_Directions for this task_: Return each line of the data below exactly, omitting any pictures.

_Given data_:
━━━━━━━━━━━━━━━━━━━━

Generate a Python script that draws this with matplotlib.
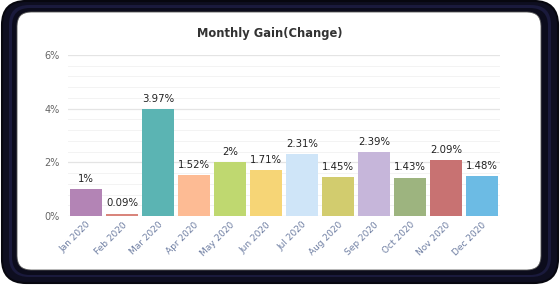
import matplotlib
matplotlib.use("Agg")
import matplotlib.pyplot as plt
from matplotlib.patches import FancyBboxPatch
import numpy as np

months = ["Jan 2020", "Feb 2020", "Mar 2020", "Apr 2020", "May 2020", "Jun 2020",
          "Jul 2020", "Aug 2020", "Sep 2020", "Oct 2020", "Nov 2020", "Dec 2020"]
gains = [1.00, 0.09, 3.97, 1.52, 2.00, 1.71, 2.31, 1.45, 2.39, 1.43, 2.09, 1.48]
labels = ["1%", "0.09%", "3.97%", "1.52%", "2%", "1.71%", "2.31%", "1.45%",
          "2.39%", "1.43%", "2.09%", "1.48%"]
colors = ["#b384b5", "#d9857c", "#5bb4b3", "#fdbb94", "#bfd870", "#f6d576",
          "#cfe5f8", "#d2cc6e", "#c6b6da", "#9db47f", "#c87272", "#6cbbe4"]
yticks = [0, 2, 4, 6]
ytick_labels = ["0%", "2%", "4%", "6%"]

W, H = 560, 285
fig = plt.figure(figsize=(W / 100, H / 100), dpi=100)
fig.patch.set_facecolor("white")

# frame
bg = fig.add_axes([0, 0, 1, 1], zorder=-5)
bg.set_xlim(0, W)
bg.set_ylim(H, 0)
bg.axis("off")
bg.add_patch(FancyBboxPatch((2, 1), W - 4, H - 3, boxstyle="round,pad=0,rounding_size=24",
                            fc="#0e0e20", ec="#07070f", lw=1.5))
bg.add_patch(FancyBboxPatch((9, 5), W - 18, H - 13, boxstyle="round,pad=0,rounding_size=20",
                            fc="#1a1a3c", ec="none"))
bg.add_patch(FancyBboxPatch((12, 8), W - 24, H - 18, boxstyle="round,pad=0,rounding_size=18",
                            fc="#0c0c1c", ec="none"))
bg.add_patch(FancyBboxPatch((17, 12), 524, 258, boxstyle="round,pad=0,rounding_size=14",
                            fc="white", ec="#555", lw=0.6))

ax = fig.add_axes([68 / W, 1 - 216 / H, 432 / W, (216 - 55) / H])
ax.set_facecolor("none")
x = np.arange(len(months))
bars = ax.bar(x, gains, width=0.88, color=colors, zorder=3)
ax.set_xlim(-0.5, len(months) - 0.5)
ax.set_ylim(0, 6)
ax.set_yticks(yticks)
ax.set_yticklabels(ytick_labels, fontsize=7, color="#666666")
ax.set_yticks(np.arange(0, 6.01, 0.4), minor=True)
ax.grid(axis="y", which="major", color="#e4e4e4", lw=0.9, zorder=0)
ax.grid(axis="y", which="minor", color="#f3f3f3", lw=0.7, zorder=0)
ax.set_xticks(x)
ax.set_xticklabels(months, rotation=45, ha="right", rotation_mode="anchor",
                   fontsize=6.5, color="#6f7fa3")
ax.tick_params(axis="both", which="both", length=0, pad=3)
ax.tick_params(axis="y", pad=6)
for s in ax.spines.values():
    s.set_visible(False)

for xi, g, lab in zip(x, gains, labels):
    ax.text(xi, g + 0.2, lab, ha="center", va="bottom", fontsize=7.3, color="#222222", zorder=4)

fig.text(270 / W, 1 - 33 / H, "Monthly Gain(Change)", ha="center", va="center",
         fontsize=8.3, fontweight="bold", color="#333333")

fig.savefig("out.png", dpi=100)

━━━━━━━━━━━━━━━━━━━━

_Solution for this exercise_:
Generate a Python script that draws this with matplotlib.
import matplotlib
matplotlib.use("Agg")
import matplotlib.pyplot as plt
from matplotlib.patches import FancyBboxPatch
import numpy as np

months = ["Jan 2020", "Feb 2020", "Mar 2020", "Apr 2020", "May 2020", "Jun 2020",
          "Jul 2020", "Aug 2020", "Sep 2020", "Oct 2020", "Nov 2020", "Dec 2020"]
gains = [1.00, 0.09, 3.97, 1.52, 2.00, 1.71, 2.31, 1.45, 2.39, 1.43, 2.09, 1.48]
labels = ["1%", "0.09%", "3.97%", "1.52%", "2%", "1.71%", "2.31%", "1.45%",
          "2.39%", "1.43%", "2.09%", "1.48%"]
colors = ["#b384b5", "#d9857c", "#5bb4b3", "#fdbb94", "#bfd870", "#f6d576",
          "#cfe5f8", "#d2cc6e", "#c6b6da", "#9db47f", "#c87272", "#6cbbe4"]
yticks = [0, 2, 4, 6]
ytick_labels = ["0%", "2%", "4%", "6%"]

W, H = 560, 285
fig = plt.figure(figsize=(W / 100, H / 100), dpi=100)
fig.patch.set_facecolor("white")

# frame
bg = fig.add_axes([0, 0, 1, 1], zorder=-5)
bg.set_xlim(0, W)
bg.set_ylim(H, 0)
bg.axis("off")
bg.add_patch(FancyBboxPatch((2, 1), W - 4, H - 3, boxstyle="round,pad=0,rounding_size=24",
                            fc="#0e0e20", ec="#07070f", lw=1.5))
bg.add_patch(FancyBboxPatch((9, 5), W - 18, H - 13, boxstyle="round,pad=0,rounding_size=20",
                            fc="#1a1a3c", ec="none"))
bg.add_patch(FancyBboxPatch((12, 8), W - 24, H - 18, boxstyle="round,pad=0,rounding_size=18",
                            fc="#0c0c1c", ec="none"))
bg.add_patch(FancyBboxPatch((17, 12), 524, 258, boxstyle="round,pad=0,rounding_size=14",
                            fc="white", ec="#555", lw=0.6))

ax = fig.add_axes([68 / W, 1 - 216 / H, 432 / W, (216 - 55) / H])
ax.set_facecolor("none")
x = np.arange(len(months))
bars = ax.bar(x, gains, width=0.88, color=colors, zorder=3)
ax.set_xlim(-0.5, len(months) - 0.5)
ax.set_ylim(0, 6)
ax.set_yticks(yticks)
ax.set_yticklabels(ytick_labels, fontsize=7, color="#666666")
ax.set_yticks(np.arange(0, 6.01, 0.4), minor=True)
ax.grid(axis="y", which="major", color="#e4e4e4", lw=0.9, zorder=0)
ax.grid(axis="y", which="minor", color="#f3f3f3", lw=0.7, zorder=0)
ax.set_xticks(x)
ax.set_xticklabels(months, rotation=45, ha="right", rotation_mode="anchor",
                   fontsize=6.5, color="#6f7fa3")
ax.tick_params(axis="both", which="both", length=0, pad=3)
ax.tick_params(axis="y", pad=6)
for s in ax.spines.values():
    s.set_visible(False)

for xi, g, lab in zip(x, gains, labels):
    ax.text(xi, g + 0.2, lab, ha="center", va="bottom", fontsize=7.3, color="#222222", zorder=4)

fig.text(270 / W, 1 - 33 / H, "Monthly Gain(Change)", ha="center", va="center",
         fontsize=8.3, fontweight="bold", color="#333333")

fig.savefig("out.png", dpi=100)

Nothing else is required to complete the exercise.